It's a strange feeling going from the center of the world to relative obscurity in the blink of an eye...
That sacrifice is a means to an end, but I suppose so is everything. And in that relativity, where there should live fear and despair, I have found some solace. Because who are we truly if we are unable to look at our past, present, and future selves with open and honest eyes? There is no shame in wanting to understand who we were, are, will, and can be. This is about growth. This is about change. Always moving forward.
And so onward I struggle, weaving through this new landscape like a vagabond, unsure of how to navigate myself and many of the paths I am beating into the ground. All I have to guide me is my instinct and an unwavering desire to conquer all the plans I have laid out before me. Since 18, those plans have been mine and mine alone.
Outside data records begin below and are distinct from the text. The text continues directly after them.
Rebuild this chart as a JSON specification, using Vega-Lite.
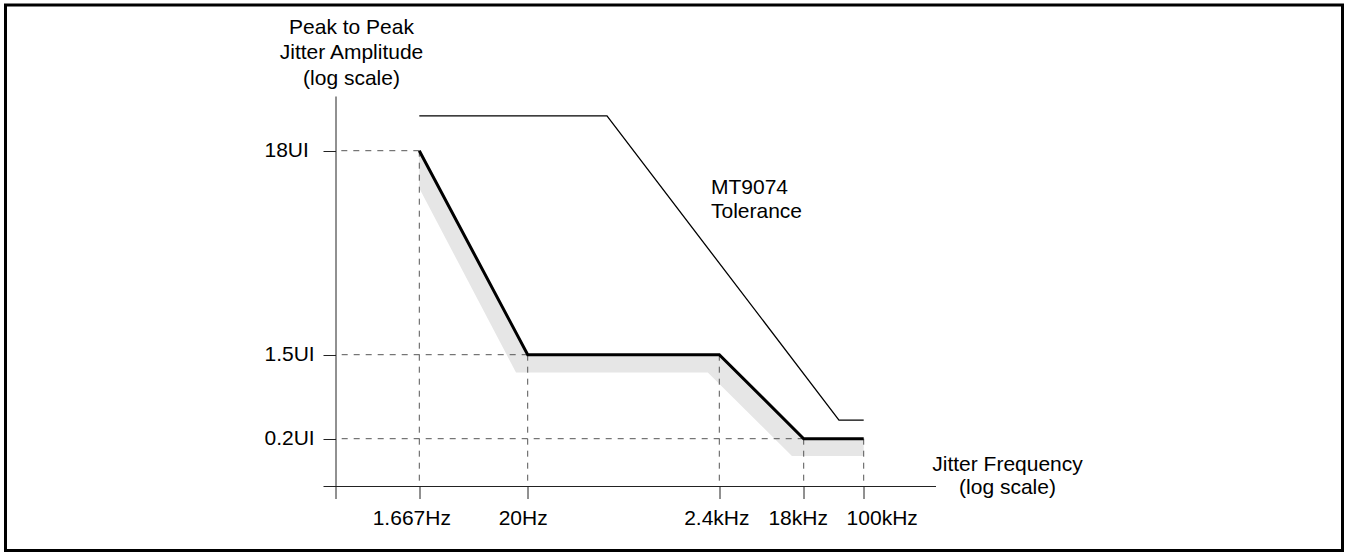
{
  "$schema": "https://vega.github.io/schema/vega-lite/v6.json",
  "width": 1337,
  "height": 545.5,
  "autosize": {"type": "none"},
  "padding": {"left": 5.5, "top": 5, "right": 7.5, "bottom": 1.5},
  "background": "white",
  "config": {
    "view": {"stroke": "black", "strokeWidth": 3},
    "font": "Liberation Sans",
    "axis": {
      "labelFont": "Liberation Sans",
      "labelFontSize": 21,
      "labelColor": "black",
      "titleFont": "Liberation Sans",
      "titleFontSize": 21,
      "titleFontWeight": "normal",
      "titleColor": "black",
      "domainColor": "#222222",
      "domainWidth": 1,
      "tickColor": "#222222",
      "tickWidth": 1,
      "grid": false,
      "labelFlush": false,
      "labelOverlap": false
    }
  },
  "datasets": {
    "mask": [
      {"freq": 1.667, "amp": 18},
      {"freq": 20, "amp": 1.5},
      {"freq": 2400, "amp": 1.5},
      {"freq": 18000, "amp": 0.2},
      {"freq": 100000, "amp": 0.2}
    ],
    "tolerance": [
      {"freq": 1.667, "amp": 24.9},
      {"freq": 145, "amp": 24.9},
      {"freq": 49300, "amp": 0.313},
      {"freq": 100000, "amp": 0.313}
    ],
    "shadow": [
      {"order": 1, "freq": 1.667, "amp": 18},
      {"order": 2, "freq": 20, "amp": 1.5},
      {"order": 3, "freq": 2400, "amp": 1.5},
      {"order": 4, "freq": 18000, "amp": 0.2},
      {"order": 5, "freq": 100000, "amp": 0.2},
      {"order": 6, "freq": 100000, "amp": 0.136},
      {"order": 7, "freq": 13600, "amp": 0.136},
      {"order": 8, "freq": 1800, "amp": 0.98},
      {"order": 9, "freq": 15.3, "amp": 0.98},
      {"order": 10, "freq": 1.667, "amp": 11.4}
    ],
    "hguides": [
      {"freq": 1.667, "amp": 18},
      {"freq": 20, "amp": 1.5},
      {"freq": 18000, "amp": 0.2}
    ],
    "notes": [
      {"freq": 1950, "amp": 11.4, "label": "MT9074\nTolerance"}
    ]
  },
  "layer": [
    {
      "data": {"name": "shadow"},
      "mark": {"type": "line", "fill": "#e6e6e6", "strokeOpacity": 0, "strokeWidth": 0},
      "encoding": {
        "x": {
          "field": "freq",
          "type": "quantitative",
          "scale": {
            "type": "log",
            "domain": [0.25, 1.667, 20, 2400, 18000, 100000, 1000000],
            "range": [330, 413.8, 522.2, 713.8, 798.2, 858.2, 930],
            "nice": false
          },
          "axis": {
            "values": [0.25, 1.667, 20, 2400, 18000, 100000],
            "labelExpr": "datum.value == 1.667 ? '1.667Hz' : datum.value == 20 ? '20Hz' : datum.value == 2400 ? '2.4kHz' : datum.value == 18000 ? '18kHz' : datum.value == 100000 ? '100kHz' : ''",
            "offset": -64.5,
            "tickSize": 12.5,
            "labelPadding": 26,
            "labelBaseline": "alphabetic",
            "labelAlign": "center",
            "labelOffset": {
              "condition": [
                {"test": "datum.value == 1.667", "value": -8},
                {"test": "datum.value == 20", "value": -5},
                {"test": "datum.value == 2400", "value": -3},
                {"test": "datum.value == 18000", "value": -6},
                {"test": "datum.value == 100000", "value": 18}
              ],
              "value": 0
            },
            "title": ["Jitter Frequency", "(log scale)"],
            "titleX": 1001.5,
            "titleY": -15.5,
            "titleAlign": "center",
            "titleBaseline": "alphabetic",
            "titleLineHeight": 23
          }
        },
        "y": {
          "field": "amp",
          "type": "quantitative",
          "scale": {
            "type": "log",
            "domain": [0.07, 0.2, 1.5, 18, 30],
            "range": [481, 433.7, 349.7, 145.7, 91],
            "nice": false
          },
          "axis": {
            "values": [0.07, 0.2, 1.5, 18],
            "labelExpr": "datum.value == 18 ? '18UI' : datum.value == 1.5 ? '1.5UI' : datum.value == 0.2 ? '0.2UI' : ''",
            "offset": -330,
            "tickSize": 12.5,
            "labelPadding": 59,
            "labelAlign": "left",
            "labelBaseline": "middle",
            "title": ["Peak to Peak", "Jitter Amplitude", "(log scale)"],
            "titleAngle": 0,
            "titleAlign": "center",
            "titleBaseline": "alphabetic",
            "titleX": 15.5,
            "titleY": 28,
            "titleLineHeight": 25.5
          }
        },
        "order": {"field": "order", "type": "quantitative"}
      }
    },
    {
      "data": {"name": "mask"},
      "mark": {"type": "rule", "color": "#555555", "strokeWidth": 1, "strokeDash": [6, 6]},
      "encoding": {
        "x": {"field": "freq", "type": "quantitative"},
        "y": {"field": "amp", "type": "quantitative"},
        "y2": {"datum": 0.07}
      }
    },
    {
      "data": {"name": "hguides"},
      "mark": {"type": "rule", "color": "#555555", "strokeWidth": 1, "strokeDash": [6, 6]},
      "encoding": {
        "y": {"field": "amp", "type": "quantitative"},
        "x": {"field": "freq", "type": "quantitative"},
        "x2": {"datum": 0.25}
      }
    },
    {
      "data": {"name": "tolerance"},
      "mark": {"type": "line", "color": "black", "strokeWidth": 1.3},
      "encoding": {
        "x": {"field": "freq", "type": "quantitative"},
        "y": {"field": "amp", "type": "quantitative"}
      }
    },
    {
      "data": {"name": "mask"},
      "mark": {"type": "line", "color": "black", "strokeWidth": 3, "strokeJoin": "miter"},
      "encoding": {
        "x": {"field": "freq", "type": "quantitative"},
        "y": {"field": "amp", "type": "quantitative"}
      }
    },
    {
      "data": {"name": "notes"},
      "mark": {"type": "text", "align": "left", "baseline": "middle", "lineBreak": "\n", "fontSize": 21, "lineHeight": 24, "font": "Liberation Sans", "color": "black"},
      "encoding": {
        "x": {"field": "freq", "type": "quantitative"},
        "y": {"field": "amp", "type": "quantitative"},
        "text": {"field": "label", "type": "nominal"}
      }
    }
  ]
}
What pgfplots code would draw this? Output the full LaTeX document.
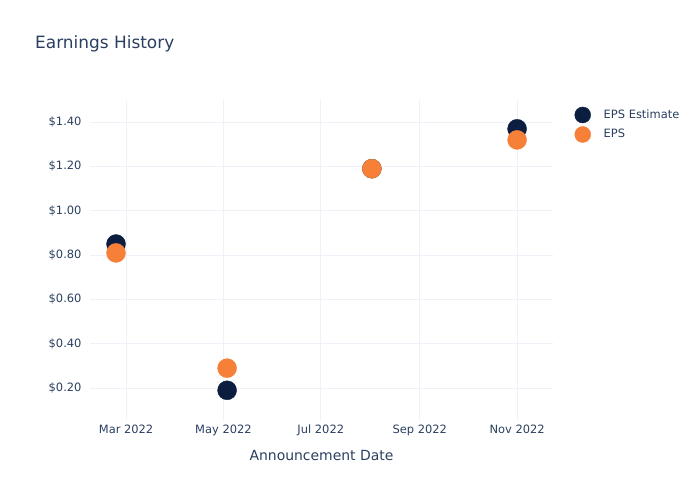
\documentclass[border=0pt]{standalone}
\usepackage{fontspec}
\setmainfont{DejaVu Sans}
\usepackage{pgfplots}
\pgfplotsset{compat=1.18}
\definecolor{navy}{RGB}{12,30,64}
\definecolor{orng}{RGB}{247,128,56}
\definecolor{txt}{RGB}{42,63,95}
\definecolor{grd}{RGB}{238,241,248}
\begin{document}
\begin{tikzpicture}[x=1bp,y=1bp]
\path[use as bounding box] (0,0) rectangle (700,500);
\node[anchor=west,text=txt,font=\fontsize{17}{20}\selectfont,inner sep=0pt] at (35,456) {Earnings History};
\begin{axis}[
  at={(90bp,80bp)}, anchor=south west,
  scale only axis, width=463bp, height=320bp,
  xmin=36.4, xmax=326.5, ymin=0.056, ymax=1.50,
  axis line style={draw=none},
  tick style={draw=none},
  grid=major, major grid style={grd, line width=0.8bp},
  xtick={59,120,181,243,304},
  xticklabels={Mar 2022,May 2022,Jul 2022,Sep 2022,Nov 2022},
  ytick={0.2,0.4,0.6,0.8,1.0,1.2,1.4},
  yticklabels={\$0.20,\$0.40,\$0.60,\$0.80,\$1.00,\$1.20,\$1.40},
  ticklabel style={text=txt,font=\fontsize{11.5}{13}\selectfont},
  xticklabel style={yshift=-1bp},
  yticklabel style={xshift=-5bp},
  xlabel={Announcement Date},
  xlabel style={text=txt,font=\fontsize{14}{16}\selectfont,yshift=-8bp},
  legend style={at={(1.04,0.985)},anchor=north west,draw=none,fill=none,
    font=\fontsize{11.5}{13}\selectfont,text=txt,row sep=3.5bp},
  legend image post style={mark size=8bp},
  legend cell align=left,
]
\addplot[only marks, mark=*, mark size=9.5bp, color=navy, mark options={fill=navy,draw=navy}]
  coordinates {(52.7,0.85) (122.3,0.19) (213,1.19) (304,1.37)};
\addlegendentry{\hspace{11bp}EPS Estimate}
\addplot[only marks, mark=*, mark size=9.5bp, color=orng, mark options={fill=orng,draw=orng}]
  coordinates {(52.7,0.81) (122.3,0.29) (213,1.19) (304,1.32)};
\addlegendentry{\hspace{11bp}EPS}
\end{axis}
\end{tikzpicture}
\end{document}
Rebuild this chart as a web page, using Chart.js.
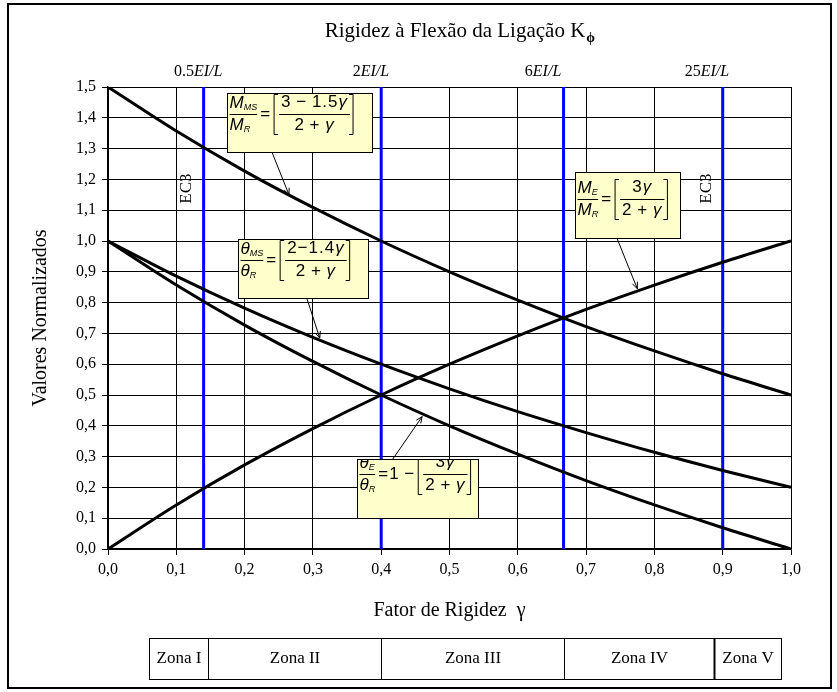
<!DOCTYPE html>
<html>
<head>
<meta charset="utf-8">
<script src="https://cdn.jsdelivr.net/npm/chart.js@4.4.0/dist/chart.umd.min.js"></script>
<style>
  html, body { margin: 0; padding: 0; background: #fff; }
  canvas { display: block; }
</style>
</head>
<body>
<canvas id="rigidezChart" width="837" height="692"></canvas>
<script>
// Fator de rigidez γ
const gamma = [0.0, 0.1, 0.2, 0.3, 0.4, 0.5, 0.6, 0.7, 0.8, 0.9, 1.0];

const momentoMS = [1.500, 1.357, 1.227, 1.109, 1.000, 0.900, 0.808, 0.722, 0.643, 0.569, 0.500];
const momentoE  = [0.000, 0.143, 0.273, 0.391, 0.500, 0.600, 0.692, 0.778, 0.857, 0.931, 1.000];
const rotacaoMS = [1.000, 0.886, 0.782, 0.687, 0.600, 0.520, 0.446, 0.378, 0.314, 0.255, 0.200];
const rotacaoE  = [1.000, 0.857, 0.727, 0.609, 0.500, 0.400, 0.308, 0.222, 0.143, 0.069, 0.000];

// Limites de rigidez da ligação (linhas azuis) e seus rótulos
const limitesGamma = [0.14, 0.4, 0.667, 0.9];
const limitesRotulo = ['0.5', '2', '6', '25'];

// Zonas de classificação
const zonas = ['Zona I', 'Zona II', 'Zona III', 'Zona IV', 'Zona V'];

// --- posições do desenho (fora dos dados) ---
const rotuloTopoX = [0.132, 0.385, 0.637, 0.877];
const zonaLimites = [0.06, 0.146, 0.399, 0.667, 0.887, 0.986];
const rotuloEC3 = [[0.115, 1.17], [0.877, 1.17]];

const serif = '"Liberation Serif", "Times New Roman", serif';
const sans = '"Liberation Sans", Arial, sans-serif';

const caixas = [
    { x0: 0.174, y0: 1.481, x1: 0.387, y1: 1.289, dy: 9,
      sup: ['M', 'MS'], inf: ['M', 'R'], pre: '', num: '3 − 1.5γ', den: '2 + γ',
      seta: [0.24, 1.289, 0.265, 1.15] },
    { x0: 0.190, y0: 1.006, x1: 0.380, y1: 0.815, dy: 9,
      sup: ['θ', 'MS'], inf: ['θ', 'R'], pre: '', num: '2−1.4γ', den: '2 + γ',
      seta: [0.291, 0.815, 0.31, 0.685] },
    { x0: 0.364, y0: 0.292, x1: 0.541, y1: 0.100, dy: 3,
      sup: ['θ', 'E'], inf: ['θ', 'R'], pre: '=1 −', num: '3γ', den: '2 + γ',
      seta: [0.417, 0.292, 0.46, 0.43] },
    { x0: 0.684, y0: 1.224, x1: 0.838, y1: 1.010, dy: 15,
      sup: ['M', 'E'], inf: ['M', 'R'], pre: '', num: '3γ', den: '2 + γ',
      seta: [0.745, 1.010, 0.775, 0.845] }
];

function fmt(v) {
    return v.toFixed(1).replace('.', ',');
}

function pontos(ys) {
    return gamma.map((g, i) => ({ x: g, y: ys[i] }));
}

function curva(label, ys) {
    return {
        label: label,
        data: pontos(ys),
        borderColor: '#000',
        borderWidth: 3,
        pointRadius: 0,
        cubicInterpolationMode: 'monotone',
        order: 1
    };
}

function limite(g) {
    return {
        label: 'limite',
        data: [{ x: g, y: 0 }, { x: g, y: 1.5 }],
        borderColor: '#0000ff',
        borderWidth: 3,
        pointRadius: 0,
        order: 2
    };
}

// texto com γ em itálico; devolve a largura
function rico(ctx, s, x, y, size, draw) {
    let w = 0;
    for (const ch of s) {
        ctx.font = (ch === 'γ' ? 'italic ' : '') + size + 'px ' + sans;
        if (draw) ctx.fillText(ch, x + w, y);
        w += ctx.measureText(ch).width + (ch === ' ' ? 0 : 1);
    }
    return w;
}

// símbolo com índice (M_MS, θ_R ...)
function simbolo(ctx, par, x, y, draw) {
    ctx.font = 'italic 17px ' + sans;
    const w = ctx.measureText(par[0]).width;
    if (draw) ctx.fillText(par[0], x, y);
    ctx.font = 'italic 9px ' + sans;
    if (draw) ctx.fillText(par[1], x + w, y + 4);
    return w + ctx.measureText(par[1]).width;
}

function colchete(ctx, x, y0, y1, dir) {
    ctx.beginPath();
    ctx.moveTo(x + 4 * dir, y0);
    ctx.lineTo(x, y0);
    ctx.lineTo(x, y1);
    ctx.lineTo(x + 4 * dir, y1);
    ctx.stroke();
}

function formula(ctx, c, bx, by) {
    const yn = by + c.dy;
    const yb = yn + 12;
    const yd = yb + 11;
    let x = bx + 2;

    const wl = Math.max(simbolo(ctx, c.sup, 0, 0, false), simbolo(ctx, c.inf, 0, 0, false));
    simbolo(ctx, c.sup, x, yn + 1, true);
    simbolo(ctx, c.inf, x, yd, true);
    ctx.lineWidth = 1;
    ctx.beginPath();
    ctx.moveTo(x, yb);
    ctx.lineTo(x + wl, yb);
    ctx.stroke();
    x += wl + 3;

    const ig = c.pre || '=';
    x += rico(ctx, ig, x, yb, 17, true) + 3;

    const fw = Math.max(rico(ctx, c.num, 0, 0, 17, false), rico(ctx, c.den, 0, 0, 17, false)) + 4;
    colchete(ctx, x, yn - 8, yd + 9, 1);
    x += 5;
    rico(ctx, c.num, x + (fw - rico(ctx, c.num, 0, 0, 17, false)) / 2, yn, 17, true);
    rico(ctx, c.den, x + (fw - rico(ctx, c.den, 0, 0, 17, false)) / 2, yd, 17, true);
    ctx.beginPath();
    ctx.moveTo(x, yb);
    ctx.lineTo(x + fw, yb);
    ctx.stroke();
    x += fw + 3;
    colchete(ctx, x, yn - 8, yd + 9, -1);
}

function seta(ctx, x0, y0, x1, y1) {
    const a = Math.atan2(y1 - y0, x1 - x0);
    ctx.lineWidth = 1;
    ctx.beginPath();
    ctx.moveTo(x0, y0);
    ctx.lineTo(x1, y1);
    ctx.moveTo(x1 - 7 * Math.cos(a - 0.4), y1 - 7 * Math.sin(a - 0.4));
    ctx.lineTo(x1, y1);
    ctx.lineTo(x1 - 7 * Math.cos(a + 0.4), y1 - 7 * Math.sin(a + 0.4));
    ctx.stroke();
}

const decoracao = {
    id: 'decoracao',
    beforeDraw(chart) {
        const ctx = chart.ctx;
        ctx.save();
        ctx.fillStyle = '#fff';
        ctx.fillRect(0, 0, chart.width, chart.height);
        ctx.restore();
    },
    afterDatasetsDraw(chart) {
        const ctx = chart.ctx;
        const xs = chart.scales.x, ys = chart.scales.y;
        ctx.save();
        ctx.fillStyle = '#000';
        ctx.strokeStyle = '#000';

        // rótulos EC3 verticais
        ctx.font = '17px ' + serif;
        ctx.textAlign = 'center';
        ctx.textBaseline = 'middle';
        rotuloEC3.forEach(([gx, gy]) => {
            ctx.save();
            ctx.translate(xs.getPixelForValue(gx), ys.getPixelForValue(gy));
            ctx.rotate(-Math.PI / 2);
            ctx.fillText('EC3', 0, 0);
            ctx.restore();
        });

        // caixas com as expressões
        ctx.textAlign = 'left';
        caixas.forEach(c => {
            const s = c.seta;
            seta(ctx, xs.getPixelForValue(s[0]), ys.getPixelForValue(s[1]),
                 xs.getPixelForValue(s[2]), ys.getPixelForValue(s[3]));
        });
        caixas.forEach(c => {
            const bx = Math.round(xs.getPixelForValue(c.x0)) + 0.5;
            const by = Math.round(ys.getPixelForValue(c.y0)) + 0.5;
            const bw = Math.round(xs.getPixelForValue(c.x1)) + 0.5 - bx;
            const bh = Math.round(ys.getPixelForValue(c.y1)) + 0.5 - by;
            ctx.fillStyle = '#ffffcc';
            ctx.fillRect(bx, by, bw, bh);
            ctx.lineWidth = 1;
            ctx.strokeRect(bx, by, bw, bh);
            ctx.save();
            ctx.beginPath();
            ctx.rect(bx, by, bw, bh);
            ctx.clip();
            ctx.fillStyle = '#000';
            formula(ctx, c, bx, by);
            ctx.restore();
        });
        ctx.restore();
    },
    afterDraw(chart) {
        const ctx = chart.ctx;
        const xs = chart.scales.x;
        ctx.save();
        ctx.fillStyle = '#000';
        ctx.strokeStyle = '#000';

        // título superior com índice ϕ
        ctx.textBaseline = 'alphabetic';
        ctx.textAlign = 'left';
        ctx.font = '21px ' + serif;
        const titulo = 'Rigidez à Flexão da Ligação K';
        const tw = ctx.measureText(titulo).width;
        const tx = 455 - tw / 2;
        ctx.fillText(titulo, tx, 37);
        ctx.font = 'bold 14px ' + serif;
        ctx.fillText('ϕ', tx + tw + 1, 42);

        // rótulos das linhas de limite
        ctx.textBaseline = 'middle';
        limitesRotulo.forEach((r, i) => {
            ctx.font = '16px ' + serif;
            const w1 = ctx.measureText(r).width;
            ctx.font = 'italic 16px ' + serif;
            const w2 = ctx.measureText('EI/L').width;
            const x0 = xs.getPixelForValue(rotuloTopoX[i]) - (w1 + w2) / 2;
            ctx.font = '16px ' + serif;
            ctx.fillText(r, x0, 72);
            ctx.font = 'italic 16px ' + serif;
            ctx.fillText('EI/L', x0 + w1, 72);
        });

        // tabela de zonas
        const top = 638.5, bot = 679.5;
        const px = zonaLimites.map(v => Math.round(xs.getPixelForValue(v)) + 0.5);
        ctx.lineWidth = 1;
        ctx.strokeRect(px[0], top, px[px.length - 1] - px[0], bot - top);
        for (let i = 1; i < px.length - 1; i++) {
            ctx.lineWidth = i === 4 ? 2 : 1;
            ctx.beginPath();
            ctx.moveTo(px[i], top);
            ctx.lineTo(px[i], bot);
            ctx.stroke();
        }
        ctx.font = '17px ' + serif;
        ctx.textAlign = 'center';
        zonas.forEach((z, i) => {
            ctx.fillText(z, (px[i] + px[i + 1]) / 2, (top + bot) / 2);
        });

        // moldura
        ctx.lineWidth = 2;
        ctx.strokeRect(8, 4, 823, 684);
        ctx.restore();
    }
};

new Chart(document.getElementById('rigidezChart'), {
    type: 'line',
    data: {
        datasets: [
            curva('MMS/MR', momentoMS),
            curva('ME/MR', momentoE),
            curva('θMS/θR', rotacaoMS),
            curva('θE/θR', rotacaoE),
            ...limitesGamma.map(limite)
        ]
    },
    options: {
        responsive: false,
        animation: false,
        layout: { padding: { left: 8, right: 46, top: 87, bottom: 68 } },
        plugins: {
            legend: { display: false },
            tooltip: { enabled: false }
        },
        scales: {
            x: {
                type: 'linear',
                min: 0,
                max: 1,
                afterFit(s) { s.height = 75; },
                ticks: {
                    stepSize: 0.1,
                    color: '#000',
                    padding: 5,
                    maxRotation: 0,
                    font: { family: serif, size: 16 },
                    callback: v => fmt(v)
                },
                grid: { color: '#000', lineWidth: 1, tickLength: 6, tickColor: '#000' },
                border: { color: '#000', width: 1.5 },
                title: {
                    display: true,
                    text: 'Fator de Rigidez  γ',
                    color: '#000',
                    font: { family: serif, size: 20 },
                    padding: { top: 0, bottom: 1 }
                }
            },
            y: {
                min: 0,
                max: 1.5,
                afterFit(s) { s.width = 100; },
                ticks: {
                    stepSize: 0.1,
                    color: '#000',
                    padding: 6,
                    font: { family: serif, size: 16 },
                    callback: v => fmt(v)
                },
                grid: { color: '#000', lineWidth: 1, tickLength: 6, tickColor: '#000' },
                border: { color: '#000', width: 1.5 },
                title: {
                    display: true,
                    text: 'Valores Normalizados',
                    color: '#000',
                    font: { family: serif, size: 20 },
                    padding: { top: 21, bottom: 0 }
                }
            }
        }
    },
    plugins: [decoracao]
});
</script>
</body>
</html>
Across these last 6 years, I have had the good fortune of being able to turn strangers into friends, and those relationships have aided me along in my journey. And I am eternally thankful for that. But in the end we all die alone. And thus, we live alone.
In that vain, my plans--my dreams--are mine and mine alone too. Somehow though, that solitude has always been my strength, my will to carry on; through dignity lost, through broken bones and broken spirits, through failure.
...so in that blink, I am new again Reinvented. Reinvigorated. Redesigned. And yet, the more things change, my dreams still stay the same.